All 23 known species have intricate social structures and hierarchies, with social groups arranged around dominant, matriarchal females.

And while humans commonly perceive themselves to the master tool users among primates, macaques have an impressive track record too.

Populations of macaques have been observed crafting and using tools in ways which had only previously documented in chimpanzees.

Tool using skills have been developed to access foods and a variety of different techniques have been observed being passed on to members of their troops through a process of social learning.

Burmese long-tailed macaques on the Islands of Piak Nam Yai and Thao in Laem Son National Park, Thailand, use stone and shell tools to crack open seafood, and in doing so they use 17 different action patterns.

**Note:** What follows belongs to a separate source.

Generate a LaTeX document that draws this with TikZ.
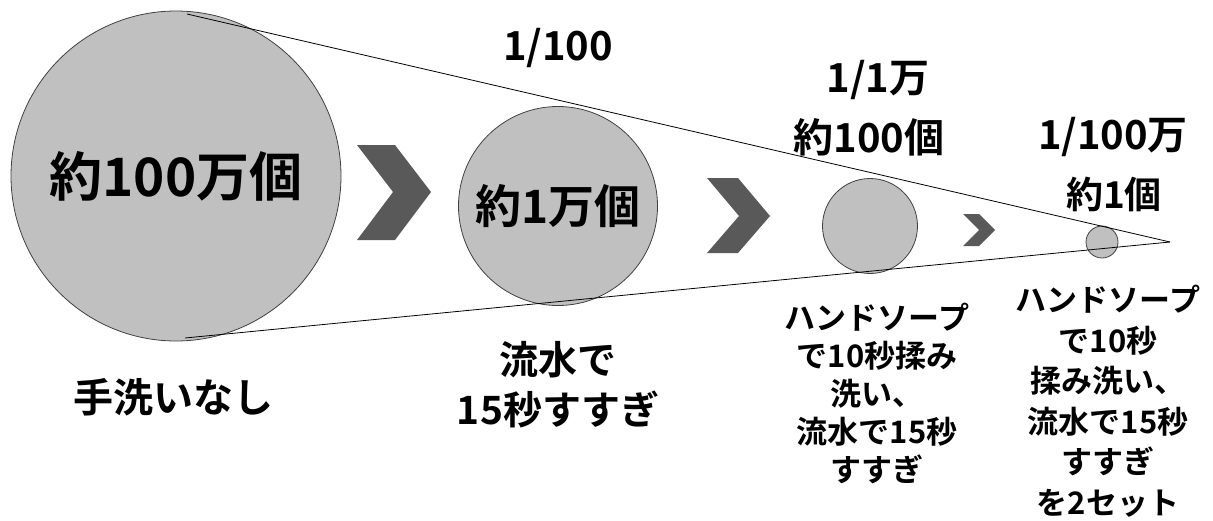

Most commonly, the macaques use one-handed hammering with the points of smaller tools to crack open rock oysters that require precision striking, and one-or two-handed hammering with the faces and edges of larger tools to crack unattached shellfish that had to first be placed on anvils, reflecting different techniques for different foods.

While the tide is out, the macaques break open oysters attached to large boulders. They dislodge the top half of the shell using their crushing tool and then scoop out the meat with their fingers from the remaining part still attached to the rock.

While general tool use appears to be universal among macaques, individual communities have come up with hugely original and specialised tools and techniques of their own. 

Long-tailed macaques in Lopburi, Thailand for example, use human hair as if it were dental floss.

This eccentric behaviour is seen in a large group of macaques that live at the old Buddhist shrine of Prang Sam Yot. Many monkeys of this group take hair and sort a few pieces to make a string and then brush their teeth by pulling it tightly from right to left.

The use of human hair in this way appears to be a highly localised example of creativity and cultural learning and gives a tantalising glimpse into the extraordinary mental faculties of the world’s second most populous primate.